Been driving me crazy for a couple of days, but I'm almost sure "Thomas Dick" was in fact George Henry Thomas Dick, and I believe one of his offspring was Harold George Dick - who was mentioned by me in reference to one of my clients (who is his son) back on your blog in comments to this post:

http://belshaw.blogspot.com/2018/08/monday-forum-as-you-will.html

- in relation to commemoration of a wartime air disaster in Queensland.

References:

https://www.anbg.gov.au/biography/dick-thomas.html
and
https://www.myheritage.com/names/george_dick

Breathes a sigh of relief :)

kvd

Jim Belshaw said...

That was interesting, kvd. I checked the links but did not follow the whole thing through. I should do that!

Anonymous said...

Are you advocating some sort of apartheid? It seems that way. certainy 'self determination' means living separately and doing their own things with own laws etc... That could be called "apartheid".
I am not saying that is not the right way to go but just find it interesting that if this is what you avert to then why not say it.
I have been in Oz for only a few months but I can see what you say about these so called Aboriginal rights groups etc... They just ferment grievance. If they ever come up with a proper solution then they would be out of wok wouldn't they. I also had a thought the other day. How can there be such a thing as an unemployed aboriginal australian? there is (seemingly) some kind of positive discrimination going on (not something I agree with but hey it happens right?). Also there are so many asians (and pretty much from all over the whole planet) working here it seems incredible that so many jobs can be given to non Australians. Especially - if you listen to the Aboriginal groups - if there are so many disadvantaged and unemployed Aboriginals. It seems crazy.There must be some simple explanations to this (despite it being seemingly very complex, these things never are when you dig a little)

Jim Belshaw said...

Hi anon. No I don't support some sort of apartheid. I accept that self determination can be a slippery concept. However, at the centre is the removal of the paternalism that has and to a degree still does dominate thinking.

One of the practical difficulties in determining new approaches, in remedying past ills, lies in the diversity of the Aboriginal and Torres Strait Islander peoples. Traditional society was location specific and was then subject to a rolling wave of European settlement that disrupted traditional life in different ways at different times that varied between jurisdictions. Concepts like tribes and indeed the idea of the Aborigines themselves did not exist but came out of European occupation and interaction between local populations and the new arrivals. I speak of Aboriginal peoples in plural to reflect this diversity. I also rarely comment, the intervention is an exception, on current issues outside NSW.

Given the diversity, and this fits with my ideas on self-determination, I think that it is up to Aboriginal peoples themselves to define their approach to issues such as treaties. Again, this raises a range of issues.
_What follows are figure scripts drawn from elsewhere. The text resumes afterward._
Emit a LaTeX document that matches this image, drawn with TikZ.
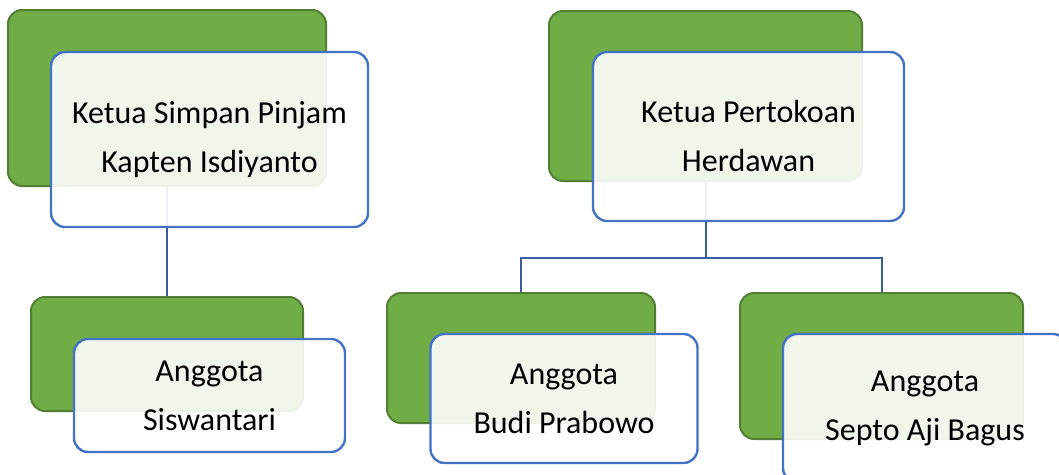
\documentclass[tikz,border=0pt]{standalone}
\usepackage{fontspec}
\setmainfont{Carlito}
\definecolor{grnfill}{HTML}{70AD47}
\definecolor{grnline}{HTML}{507E32}
\definecolor{bluline}{HTML}{4472C4}
\definecolor{conline}{HTML}{3A5DA0}
\tikzset{
  backbox/.style={draw=grnline, line width=2pt, fill=grnfill, rounded corners=14pt, inner sep=0pt},
  frontbox/.style={draw=bluline, line width=2.4pt, fill=white, fill opacity=0.9, text opacity=1, rounded corners=14pt, inner sep=0pt, align=center, text=black, font=\fontsize{32}{49}\selectfont},
  conn/.style={draw=conline, line width=2pt}
}
\begin{document}
\begin{tikzpicture}[x=1pt,y=-1pt]
\useasboundingbox (0,0) rectangle (1059,474);
\clip (0,0) rectangle (1059,474);
% back boxes
\node[backbox, minimum width=318pt, minimum height=176pt] (gA) at (167,98) {};
\node[backbox, minimum width=313pt, minimum height=170pt] (gB) at (705.5,96) {};
\node[backbox, minimum width=272pt, minimum height=114pt] (gC) at (167,354) {};
\node[backbox, minimum width=268pt, minimum height=130pt] (gD) at (521,358) {};
\node[backbox, minimum width=283pt, minimum height=146pt] (gE) at (881.5,366) {};
% connectors
\coordinate (bus) at (705.5,258);
\draw[conn] (gA.south) -- (gC.north);
\draw[conn] (gB.south) -- (bus);
\draw[conn] (bus) -| (gD.north);
\draw[conn] (bus) -| (gE.north);
% front boxes
\node[frontbox, minimum width=317pt, minimum height=175pt] (wA) at (209.5,139.5) {Ketua Simpan Pinjam\\Kapten Isdiyanto};
\node[frontbox, minimum width=311pt, minimum height=169pt] (wB) at (748.5,136.5) {Ketua Pertokoan\\Herdawan};
\node[frontbox, minimum width=271pt, minimum height=113pt] (wC) at (209.5,395.5) {Anggota\\Siswantari};
\node[frontbox, minimum width=267pt, minimum height=129pt] (wD) at (564,398.5) {Anggota\\Budi Prabowo};
\node[frontbox, minimum width=284pt, minimum height=148pt] (wE) at (925,408) {Anggota\\Septo Aji Bagus};
\end{tikzpicture}
\end{document}
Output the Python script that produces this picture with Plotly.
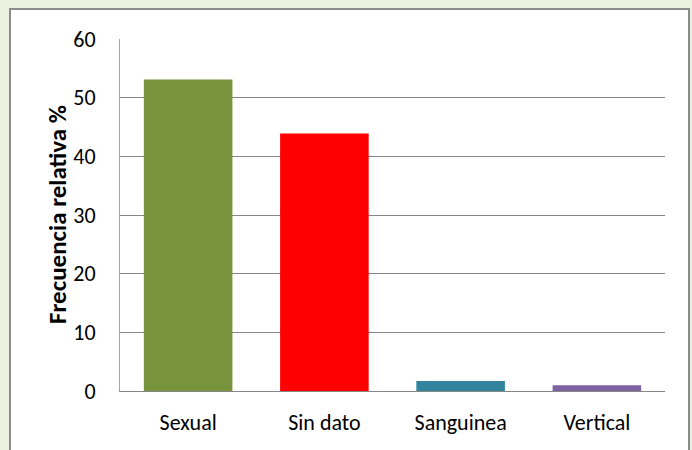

I don't know what you mean about Aboriginal unemployment. While this varies across the country and between groups, it is on average higher than among non-Aboriginal groups. There are particular reasons for this that includes location (many Aboriginal people live in country areas where unemployment is high in a general sense), industrial restructuring that has removed manufacturing and rural jobs and long lags in education. In 1965, there were just two university graduates with very few completing secondary education. The position today is very different. This has fed into Aboriginal employment opportunities, if with a lag. But unemployment remains a real problem.